Exercise description |
Copy out the data exactly, leaving the pictures behind.

Collected data |
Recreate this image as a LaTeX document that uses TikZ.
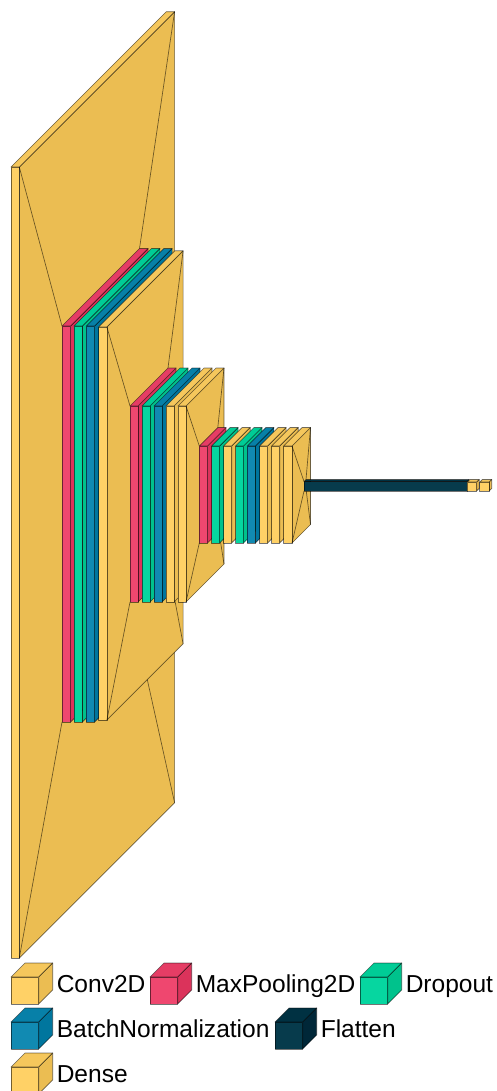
\documentclass[tikz,border=0pt]{standalone}
\usepackage{fontspec}
\setmainfont{Liberation Sans}
\definecolor{convF}{HTML}{FFD166}\definecolor{convT}{HTML}{F5C75C}\definecolor{convS}{HTML}{EBBD52}
\definecolor{poolF}{HTML}{EF476F}\definecolor{poolT}{HTML}{E53D65}\definecolor{poolS}{HTML}{DB335B}
\definecolor{dropF}{HTML}{06D6A0}\definecolor{dropT}{HTML}{00CC96}\definecolor{dropS}{HTML}{00C28C}
\definecolor{normF}{HTML}{118AB2}\definecolor{normT}{HTML}{0780A8}\definecolor{normS}{HTML}{00769E}
\definecolor{flatF}{HTML}{073B4C}\definecolor{flatT}{HTML}{003142}\definecolor{flatS}{HTML}{002738}
\tikzset{
  edge/.style={draw=black,draw opacity=.55,line width=.5pt,line join=round},
  funnel/.style={edge},
  legendtext/.style={anchor=base west,inner sep=0pt,font=\fontsize{18.4pt}{22pt}\selectfont,text=black}
}
% name, x, y-top, width, height, depth
\newcommand{\placecube}[6]{%
  \coordinate (#1-ftl) at (#2,#3);
  \coordinate (#1-ftr) at ({#2+#4},#3);
  \coordinate (#1-fbl) at (#2,{#3+#5});
  \coordinate (#1-fbr) at ({#2+#4},{#3+#5});
  \coordinate (#1-btl) at ({#2+#6},{#3-#6});
  \coordinate (#1-btr) at ({#2+#4+#6},{#3-#6});
  \coordinate (#1-bbr) at ({#2+#4+#6},{#3+#5-#6});
  \coordinate (#1-bbl) at ({#2+#6},{#3+#5-#6});
}
% name, colour stem
\newcommand{\drawcube}[2]{%
  \path[edge,fill=#2S] (#1-ftr) -- (#1-btr) -- (#1-bbr) -- (#1-fbr) -- cycle;
  \path[edge,fill=#2T] (#1-ftl) -- (#1-btl) -- (#1-btr) -- (#1-ftr) -- cycle;
  \path[edge,fill=#2F] (#1-ftl) -- (#1-ftr) -- (#1-fbr) -- (#1-fbl) -- cycle;
}
\newcommand{\linkcubes}[2]{%
  \draw[funnel] (#1-ftr) -- (#2-ftl);
  \draw[funnel] (#1-btr) -- (#2-btl);
  \draw[funnel] (#1-fbr) -- (#2-fbl);
  \draw[funnel] (#1-bbr) -- (#2-bbl);
}
\begin{document}
\begin{tikzpicture}[x=.75pt,y=-.75pt]
\useasboundingbox (0,0) rectangle (496,1091);
\clip (0,0) rectangle (496,1091);
\placecube{a}{11}{167}{8.3}{791}{155.3}
\placecube{b1}{62}{326}{8.6}{396}{77.5}
\placecube{b2}{74}{326}{8.4}{396}{77.5}
\placecube{b3}{86.3}{326}{8.3}{396}{77.5}
\placecube{b4}{98.7}{327}{8.2}{393}{76.2}
\placecube{c1}{130}{406}{8}{196}{38}
\placecube{c2}{142}{406}{8}{196}{38}
\placecube{c3}{154}{406}{8}{196}{38}
\placecube{c4}{166}{406}{8}{196}{38}
\placecube{c5}{178}{406}{8}{196}{38}
\placecube{d1}{199.3}{446}{8.2}{97}{18.5}
\placecube{d2}{211.6}{446}{8}{97}{18.5}
\placecube{d3}{223.7}{446}{8}{97}{18.5}
\placecube{d4}{235.5}{446}{8}{97}{18.5}
\placecube{d5}{247.4}{446}{8}{97}{18.5}
\placecube{d6}{259.6}{446}{8}{97}{18.5}
\placecube{d7}{271.7}{446}{8}{97}{18.5}
\placecube{d8}{283.7}{446}{8.3}{97}{18.5}
\placecube{e}{304}{481.5}{163}{9.5}{2}
\placecube{f1}{467.3}{482}{9.4}{9}{2.5}
\placecube{f2}{479.8}{482}{9.4}{9}{2.5}
\drawcube{a}{conv}
\linkcubes{a}{b1}
\drawcube{b1}{pool}
\drawcube{b2}{drop}
\drawcube{b3}{norm}
\drawcube{b4}{conv}
\linkcubes{b4}{c1}
\drawcube{c1}{pool}
\drawcube{c2}{drop}
\drawcube{c3}{norm}
\drawcube{c4}{conv}
\drawcube{c5}{conv}
\linkcubes{c5}{d1}
\drawcube{d1}{pool}
\drawcube{d2}{drop}
\drawcube{d3}{conv}
\drawcube{d4}{drop}
\drawcube{d5}{norm}
\drawcube{d6}{conv}
\drawcube{d7}{conv}
\drawcube{d8}{conv}
\linkcubes{d8}{e}
\drawcube{e}{flat}
\drawcube{f1}{conv}
\drawcube{f2}{conv}
% legend
\placecube{l1}{11}{977}{27.7}{27}{14}\drawcube{l1}{conv}
\node[legendtext] (t1) at (56.5,992.3) {Conv2D};
\placecube{l2}{150}{977}{27.7}{27}{14}\drawcube{l2}{pool}
\node[legendtext] (t2) at (195.5,992.3) {MaxPooling2D};
\placecube{l3}{360}{977}{27.7}{27}{14}\drawcube{l3}{drop}
\node[legendtext] (t3) at (405.5,992.3) {Dropout};
\placecube{l4}{11}{1022}{27.7}{27}{14}\drawcube{l4}{norm}
\node[legendtext] (t4) at (56.5,1037.6) {BatchNormalization};
\placecube{l5}{275}{1022}{27.7}{27}{14}\drawcube{l5}{flat}
\node[legendtext] (t5) at (320.5,1037.6) {Flatten};
\placecube{l6}{11}{1067}{27.7}{27}{14}\drawcube{l6}{conv}
\node[legendtext] (t6) at (56.5,1082.6) {Dense};
\end{tikzpicture}
\end{document}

Full output |
Recreate this image as a LaTeX document that uses TikZ.
\documentclass[tikz,border=0pt]{standalone}
\usepackage{fontspec}
\setmainfont{Liberation Sans}
\definecolor{convF}{HTML}{FFD166}\definecolor{convT}{HTML}{F5C75C}\definecolor{convS}{HTML}{EBBD52}
\definecolor{poolF}{HTML}{EF476F}\definecolor{poolT}{HTML}{E53D65}\definecolor{poolS}{HTML}{DB335B}
\definecolor{dropF}{HTML}{06D6A0}\definecolor{dropT}{HTML}{00CC96}\definecolor{dropS}{HTML}{00C28C}
\definecolor{normF}{HTML}{118AB2}\definecolor{normT}{HTML}{0780A8}\definecolor{normS}{HTML}{00769E}
\definecolor{flatF}{HTML}{073B4C}\definecolor{flatT}{HTML}{003142}\definecolor{flatS}{HTML}{002738}
\tikzset{
  edge/.style={draw=black,draw opacity=.55,line width=.5pt,line join=round},
  funnel/.style={edge},
  legendtext/.style={anchor=base west,inner sep=0pt,font=\fontsize{18.4pt}{22pt}\selectfont,text=black}
}
% name, x, y-top, width, height, depth
\newcommand{\placecube}[6]{%
  \coordinate (#1-ftl) at (#2,#3);
  \coordinate (#1-ftr) at ({#2+#4},#3);
  \coordinate (#1-fbl) at (#2,{#3+#5});
  \coordinate (#1-fbr) at ({#2+#4},{#3+#5});
  \coordinate (#1-btl) at ({#2+#6},{#3-#6});
  \coordinate (#1-btr) at ({#2+#4+#6},{#3-#6});
  \coordinate (#1-bbr) at ({#2+#4+#6},{#3+#5-#6});
  \coordinate (#1-bbl) at ({#2+#6},{#3+#5-#6});
}
% name, colour stem
\newcommand{\drawcube}[2]{%
  \path[edge,fill=#2S] (#1-ftr) -- (#1-btr) -- (#1-bbr) -- (#1-fbr) -- cycle;
  \path[edge,fill=#2T] (#1-ftl) -- (#1-btl) -- (#1-btr) -- (#1-ftr) -- cycle;
  \path[edge,fill=#2F] (#1-ftl) -- (#1-ftr) -- (#1-fbr) -- (#1-fbl) -- cycle;
}
\newcommand{\linkcubes}[2]{%
  \draw[funnel] (#1-ftr) -- (#2-ftl);
  \draw[funnel] (#1-btr) -- (#2-btl);
  \draw[funnel] (#1-fbr) -- (#2-fbl);
  \draw[funnel] (#1-bbr) -- (#2-bbl);
}
\begin{document}
\begin{tikzpicture}[x=.75pt,y=-.75pt]
\useasboundingbox (0,0) rectangle (496,1091);
\clip (0,0) rectangle (496,1091);
\placecube{a}{11}{167}{8.3}{791}{155.3}
\placecube{b1}{62}{326}{8.6}{396}{77.5}
\placecube{b2}{74}{326}{8.4}{396}{77.5}
\placecube{b3}{86.3}{326}{8.3}{396}{77.5}
\placecube{b4}{98.7}{327}{8.2}{393}{76.2}
\placecube{c1}{130}{406}{8}{196}{38}
\placecube{c2}{142}{406}{8}{196}{38}
\placecube{c3}{154}{406}{8}{196}{38}
\placecube{c4}{166}{406}{8}{196}{38}
\placecube{c5}{178}{406}{8}{196}{38}
\placecube{d1}{199.3}{446}{8.2}{97}{18.5}
\placecube{d2}{211.6}{446}{8}{97}{18.5}
\placecube{d3}{223.7}{446}{8}{97}{18.5}
\placecube{d4}{235.5}{446}{8}{97}{18.5}
\placecube{d5}{247.4}{446}{8}{97}{18.5}
\placecube{d6}{259.6}{446}{8}{97}{18.5}
\placecube{d7}{271.7}{446}{8}{97}{18.5}
\placecube{d8}{283.7}{446}{8.3}{97}{18.5}
\placecube{e}{304}{481.5}{163}{9.5}{2}
\placecube{f1}{467.3}{482}{9.4}{9}{2.5}
\placecube{f2}{479.8}{482}{9.4}{9}{2.5}
\drawcube{a}{conv}
\linkcubes{a}{b1}
\drawcube{b1}{pool}
\drawcube{b2}{drop}
\drawcube{b3}{norm}
\drawcube{b4}{conv}
\linkcubes{b4}{c1}
\drawcube{c1}{pool}
\drawcube{c2}{drop}
\drawcube{c3}{norm}
\drawcube{c4}{conv}
\drawcube{c5}{conv}
\linkcubes{c5}{d1}
\drawcube{d1}{pool}
\drawcube{d2}{drop}
\drawcube{d3}{conv}
\drawcube{d4}{drop}
\drawcube{d5}{norm}
\drawcube{d6}{conv}
\drawcube{d7}{conv}
\drawcube{d8}{conv}
\linkcubes{d8}{e}
\drawcube{e}{flat}
\drawcube{f1}{conv}
\drawcube{f2}{conv}
% legend
\placecube{l1}{11}{977}{27.7}{27}{14}\drawcube{l1}{conv}
\node[legendtext] (t1) at (56.5,992.3) {Conv2D};
\placecube{l2}{150}{977}{27.7}{27}{14}\drawcube{l2}{pool}
\node[legendtext] (t2) at (195.5,992.3) {MaxPooling2D};
\placecube{l3}{360}{977}{27.7}{27}{14}\drawcube{l3}{drop}
\node[legendtext] (t3) at (405.5,992.3) {Dropout};
\placecube{l4}{11}{1022}{27.7}{27}{14}\drawcube{l4}{norm}
\node[legendtext] (t4) at (56.5,1037.6) {BatchNormalization};
\placecube{l5}{275}{1022}{27.7}{27}{14}\drawcube{l5}{flat}
\node[legendtext] (t5) at (320.5,1037.6) {Flatten};
\placecube{l6}{11}{1067}{27.7}{27}{14}\drawcube{l6}{conv}
\node[legendtext] (t6) at (56.5,1082.6) {Dense};
\end{tikzpicture}
\end{document}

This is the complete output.